_Task to complete_
Skip all pictures. Write out the data below from its first line through the line that contains "5.43, 5.65, 6.8]".

_Dataset content_
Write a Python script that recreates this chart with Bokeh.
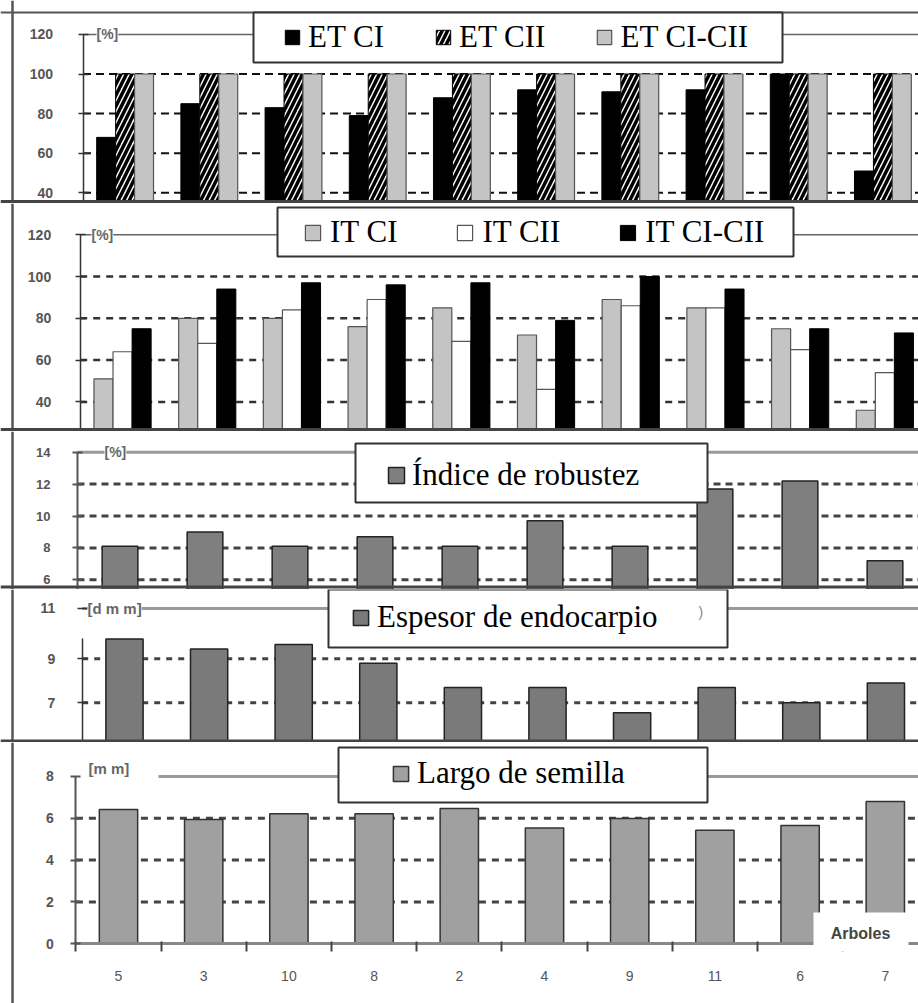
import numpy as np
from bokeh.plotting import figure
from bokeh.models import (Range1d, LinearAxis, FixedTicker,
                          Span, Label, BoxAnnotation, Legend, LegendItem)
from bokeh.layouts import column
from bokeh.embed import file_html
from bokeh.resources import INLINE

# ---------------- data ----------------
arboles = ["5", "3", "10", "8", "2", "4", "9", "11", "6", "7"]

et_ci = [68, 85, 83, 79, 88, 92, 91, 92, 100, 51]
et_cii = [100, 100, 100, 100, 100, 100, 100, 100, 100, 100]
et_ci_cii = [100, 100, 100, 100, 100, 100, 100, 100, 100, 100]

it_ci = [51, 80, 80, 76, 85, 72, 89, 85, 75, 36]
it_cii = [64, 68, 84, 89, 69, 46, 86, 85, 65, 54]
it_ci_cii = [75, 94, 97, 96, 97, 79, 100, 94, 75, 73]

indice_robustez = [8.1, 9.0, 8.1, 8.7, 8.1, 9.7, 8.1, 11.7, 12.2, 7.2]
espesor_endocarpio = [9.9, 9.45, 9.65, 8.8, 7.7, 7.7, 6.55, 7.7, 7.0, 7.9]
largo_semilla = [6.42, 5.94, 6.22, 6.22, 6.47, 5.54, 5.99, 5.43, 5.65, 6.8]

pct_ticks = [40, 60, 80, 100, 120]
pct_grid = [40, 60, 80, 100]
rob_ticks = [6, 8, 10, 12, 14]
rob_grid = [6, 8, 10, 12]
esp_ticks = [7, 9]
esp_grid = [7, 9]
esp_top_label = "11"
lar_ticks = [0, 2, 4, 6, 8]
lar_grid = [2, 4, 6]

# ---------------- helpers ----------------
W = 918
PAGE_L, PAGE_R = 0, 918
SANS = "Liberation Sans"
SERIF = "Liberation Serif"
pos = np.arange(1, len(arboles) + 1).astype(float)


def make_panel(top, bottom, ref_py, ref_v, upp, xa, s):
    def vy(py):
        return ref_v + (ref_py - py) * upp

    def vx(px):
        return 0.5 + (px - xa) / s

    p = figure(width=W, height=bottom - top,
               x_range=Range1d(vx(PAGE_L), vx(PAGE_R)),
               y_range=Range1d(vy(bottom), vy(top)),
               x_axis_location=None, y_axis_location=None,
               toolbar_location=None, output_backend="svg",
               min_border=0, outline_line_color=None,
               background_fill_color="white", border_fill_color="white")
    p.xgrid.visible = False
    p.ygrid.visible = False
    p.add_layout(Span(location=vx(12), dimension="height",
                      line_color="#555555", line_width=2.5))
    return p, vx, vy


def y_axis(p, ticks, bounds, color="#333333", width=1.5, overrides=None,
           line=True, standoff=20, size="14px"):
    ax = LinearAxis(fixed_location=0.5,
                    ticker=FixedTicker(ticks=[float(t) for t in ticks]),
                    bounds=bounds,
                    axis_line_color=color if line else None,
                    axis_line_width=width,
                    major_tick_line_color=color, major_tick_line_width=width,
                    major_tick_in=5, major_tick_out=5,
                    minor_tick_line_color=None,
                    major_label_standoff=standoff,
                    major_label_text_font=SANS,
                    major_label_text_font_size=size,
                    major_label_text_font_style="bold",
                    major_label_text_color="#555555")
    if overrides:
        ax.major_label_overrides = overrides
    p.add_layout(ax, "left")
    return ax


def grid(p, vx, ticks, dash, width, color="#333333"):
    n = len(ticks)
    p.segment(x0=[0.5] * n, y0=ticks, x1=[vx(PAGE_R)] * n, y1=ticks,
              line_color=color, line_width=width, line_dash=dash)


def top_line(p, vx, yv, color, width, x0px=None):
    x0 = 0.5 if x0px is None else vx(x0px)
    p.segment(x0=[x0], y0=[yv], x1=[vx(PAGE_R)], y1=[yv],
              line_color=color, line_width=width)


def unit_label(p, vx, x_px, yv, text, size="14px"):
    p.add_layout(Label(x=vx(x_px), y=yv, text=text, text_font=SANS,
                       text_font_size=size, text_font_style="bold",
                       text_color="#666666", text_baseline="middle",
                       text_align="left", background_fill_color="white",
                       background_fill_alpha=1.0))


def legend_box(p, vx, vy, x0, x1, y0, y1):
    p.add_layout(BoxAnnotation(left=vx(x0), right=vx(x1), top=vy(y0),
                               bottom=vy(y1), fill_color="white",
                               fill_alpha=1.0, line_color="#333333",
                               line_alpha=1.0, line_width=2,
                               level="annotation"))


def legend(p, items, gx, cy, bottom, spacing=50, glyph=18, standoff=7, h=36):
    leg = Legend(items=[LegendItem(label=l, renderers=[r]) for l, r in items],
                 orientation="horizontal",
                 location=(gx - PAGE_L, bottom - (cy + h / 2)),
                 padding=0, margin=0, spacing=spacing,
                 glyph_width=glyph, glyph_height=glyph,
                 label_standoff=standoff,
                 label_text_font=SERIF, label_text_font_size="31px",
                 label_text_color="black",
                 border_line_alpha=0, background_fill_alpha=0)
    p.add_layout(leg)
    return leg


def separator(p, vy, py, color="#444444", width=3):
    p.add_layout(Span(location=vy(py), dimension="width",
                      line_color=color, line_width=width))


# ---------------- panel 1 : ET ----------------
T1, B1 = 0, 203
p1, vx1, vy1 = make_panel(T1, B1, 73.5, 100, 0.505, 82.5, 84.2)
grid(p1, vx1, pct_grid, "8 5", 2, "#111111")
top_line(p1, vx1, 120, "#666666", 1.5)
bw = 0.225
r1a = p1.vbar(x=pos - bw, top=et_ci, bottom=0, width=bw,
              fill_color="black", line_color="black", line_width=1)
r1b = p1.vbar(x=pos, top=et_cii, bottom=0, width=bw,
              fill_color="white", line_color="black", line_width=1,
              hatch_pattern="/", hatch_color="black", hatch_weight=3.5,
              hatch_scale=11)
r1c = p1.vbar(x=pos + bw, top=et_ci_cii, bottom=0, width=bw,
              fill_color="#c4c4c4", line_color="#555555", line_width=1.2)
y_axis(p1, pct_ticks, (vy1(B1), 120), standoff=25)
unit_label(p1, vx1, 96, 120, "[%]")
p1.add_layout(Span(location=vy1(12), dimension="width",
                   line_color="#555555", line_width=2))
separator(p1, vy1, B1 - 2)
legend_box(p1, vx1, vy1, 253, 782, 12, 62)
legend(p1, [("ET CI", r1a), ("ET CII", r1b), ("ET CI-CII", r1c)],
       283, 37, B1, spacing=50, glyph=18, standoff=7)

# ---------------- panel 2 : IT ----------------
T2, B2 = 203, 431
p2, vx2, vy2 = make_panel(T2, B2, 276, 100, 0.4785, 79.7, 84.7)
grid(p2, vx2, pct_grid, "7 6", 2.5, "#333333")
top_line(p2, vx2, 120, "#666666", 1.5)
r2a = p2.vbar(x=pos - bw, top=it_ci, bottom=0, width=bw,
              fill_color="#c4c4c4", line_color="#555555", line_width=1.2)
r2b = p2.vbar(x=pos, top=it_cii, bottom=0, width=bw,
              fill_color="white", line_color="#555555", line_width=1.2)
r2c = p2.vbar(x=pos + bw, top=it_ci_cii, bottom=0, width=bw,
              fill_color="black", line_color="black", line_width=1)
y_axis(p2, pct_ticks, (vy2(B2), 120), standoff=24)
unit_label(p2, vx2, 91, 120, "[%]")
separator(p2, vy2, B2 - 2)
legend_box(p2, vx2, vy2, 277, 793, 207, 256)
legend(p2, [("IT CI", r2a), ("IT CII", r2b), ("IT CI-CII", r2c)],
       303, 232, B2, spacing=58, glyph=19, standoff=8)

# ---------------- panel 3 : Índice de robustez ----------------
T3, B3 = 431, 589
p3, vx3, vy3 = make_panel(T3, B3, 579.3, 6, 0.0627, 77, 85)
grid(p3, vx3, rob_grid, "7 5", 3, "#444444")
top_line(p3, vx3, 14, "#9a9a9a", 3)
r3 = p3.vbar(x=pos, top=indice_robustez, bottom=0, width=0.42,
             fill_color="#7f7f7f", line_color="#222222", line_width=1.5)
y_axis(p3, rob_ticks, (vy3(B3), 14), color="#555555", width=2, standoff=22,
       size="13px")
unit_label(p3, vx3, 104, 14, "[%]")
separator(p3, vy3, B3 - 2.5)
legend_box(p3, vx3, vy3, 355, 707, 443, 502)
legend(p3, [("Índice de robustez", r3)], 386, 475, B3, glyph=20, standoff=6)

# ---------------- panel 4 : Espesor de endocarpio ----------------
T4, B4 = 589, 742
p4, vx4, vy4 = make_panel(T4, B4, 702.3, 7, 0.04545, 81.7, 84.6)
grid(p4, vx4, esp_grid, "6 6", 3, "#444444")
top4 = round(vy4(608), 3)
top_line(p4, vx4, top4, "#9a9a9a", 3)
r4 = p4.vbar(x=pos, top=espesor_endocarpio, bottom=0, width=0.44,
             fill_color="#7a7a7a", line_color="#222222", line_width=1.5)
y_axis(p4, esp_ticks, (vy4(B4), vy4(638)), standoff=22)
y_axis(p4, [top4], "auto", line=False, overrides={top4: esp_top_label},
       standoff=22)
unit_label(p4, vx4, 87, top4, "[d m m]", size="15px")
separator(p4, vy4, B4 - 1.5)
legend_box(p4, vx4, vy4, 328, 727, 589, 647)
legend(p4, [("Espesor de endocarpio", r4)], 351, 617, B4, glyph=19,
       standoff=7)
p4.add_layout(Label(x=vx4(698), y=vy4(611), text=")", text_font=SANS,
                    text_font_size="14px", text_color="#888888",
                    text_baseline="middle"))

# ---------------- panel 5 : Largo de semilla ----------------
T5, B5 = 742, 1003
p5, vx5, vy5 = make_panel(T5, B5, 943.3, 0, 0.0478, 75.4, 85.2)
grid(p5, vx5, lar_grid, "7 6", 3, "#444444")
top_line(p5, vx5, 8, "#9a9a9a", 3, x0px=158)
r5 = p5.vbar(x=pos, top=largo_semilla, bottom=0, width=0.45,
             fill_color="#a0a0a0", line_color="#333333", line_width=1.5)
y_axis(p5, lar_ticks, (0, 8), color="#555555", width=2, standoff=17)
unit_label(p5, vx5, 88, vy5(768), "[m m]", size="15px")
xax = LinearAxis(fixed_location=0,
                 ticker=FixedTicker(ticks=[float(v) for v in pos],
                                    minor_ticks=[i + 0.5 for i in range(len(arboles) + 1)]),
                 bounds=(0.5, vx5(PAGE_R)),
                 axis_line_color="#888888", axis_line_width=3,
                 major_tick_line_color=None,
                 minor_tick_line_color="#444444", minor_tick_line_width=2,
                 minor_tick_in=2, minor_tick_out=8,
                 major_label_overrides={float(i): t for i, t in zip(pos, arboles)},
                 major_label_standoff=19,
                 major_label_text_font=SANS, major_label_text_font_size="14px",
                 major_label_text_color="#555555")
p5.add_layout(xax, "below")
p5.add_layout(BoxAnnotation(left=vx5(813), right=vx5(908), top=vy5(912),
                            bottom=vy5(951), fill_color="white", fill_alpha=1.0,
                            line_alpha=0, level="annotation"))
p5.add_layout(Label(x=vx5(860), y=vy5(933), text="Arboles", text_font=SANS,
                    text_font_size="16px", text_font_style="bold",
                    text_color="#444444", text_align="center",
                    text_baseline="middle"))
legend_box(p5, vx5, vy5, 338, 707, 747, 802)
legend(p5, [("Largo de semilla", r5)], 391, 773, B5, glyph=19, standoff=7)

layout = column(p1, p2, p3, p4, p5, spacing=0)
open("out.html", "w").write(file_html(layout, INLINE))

_Finished answer_
Write a Python script that recreates this chart with Bokeh.
import numpy as np
from bokeh.plotting import figure
from bokeh.models import (Range1d, LinearAxis, FixedTicker,
                          Span, Label, BoxAnnotation, Legend, LegendItem)
from bokeh.layouts import column
from bokeh.embed import file_html
from bokeh.resources import INLINE

# ---------------- data ----------------
arboles = ["5", "3", "10", "8", "2", "4", "9", "11", "6", "7"]

et_ci = [68, 85, 83, 79, 88, 92, 91, 92, 100, 51]
et_cii = [100, 100, 100, 100, 100, 100, 100, 100, 100, 100]
et_ci_cii = [100, 100, 100, 100, 100, 100, 100, 100, 100, 100]

it_ci = [51, 80, 80, 76, 85, 72, 89, 85, 75, 36]
it_cii = [64, 68, 84, 89, 69, 46, 86, 85, 65, 54]
it_ci_cii = [75, 94, 97, 96, 97, 79, 100, 94, 75, 73]

indice_robustez = [8.1, 9.0, 8.1, 8.7, 8.1, 9.7, 8.1, 11.7, 12.2, 7.2]
espesor_endocarpio = [9.9, 9.45, 9.65, 8.8, 7.7, 7.7, 6.55, 7.7, 7.0, 7.9]
largo_semilla = [6.42, 5.94, 6.22, 6.22, 6.47, 5.54, 5.99, 5.43, 5.65, 6.8]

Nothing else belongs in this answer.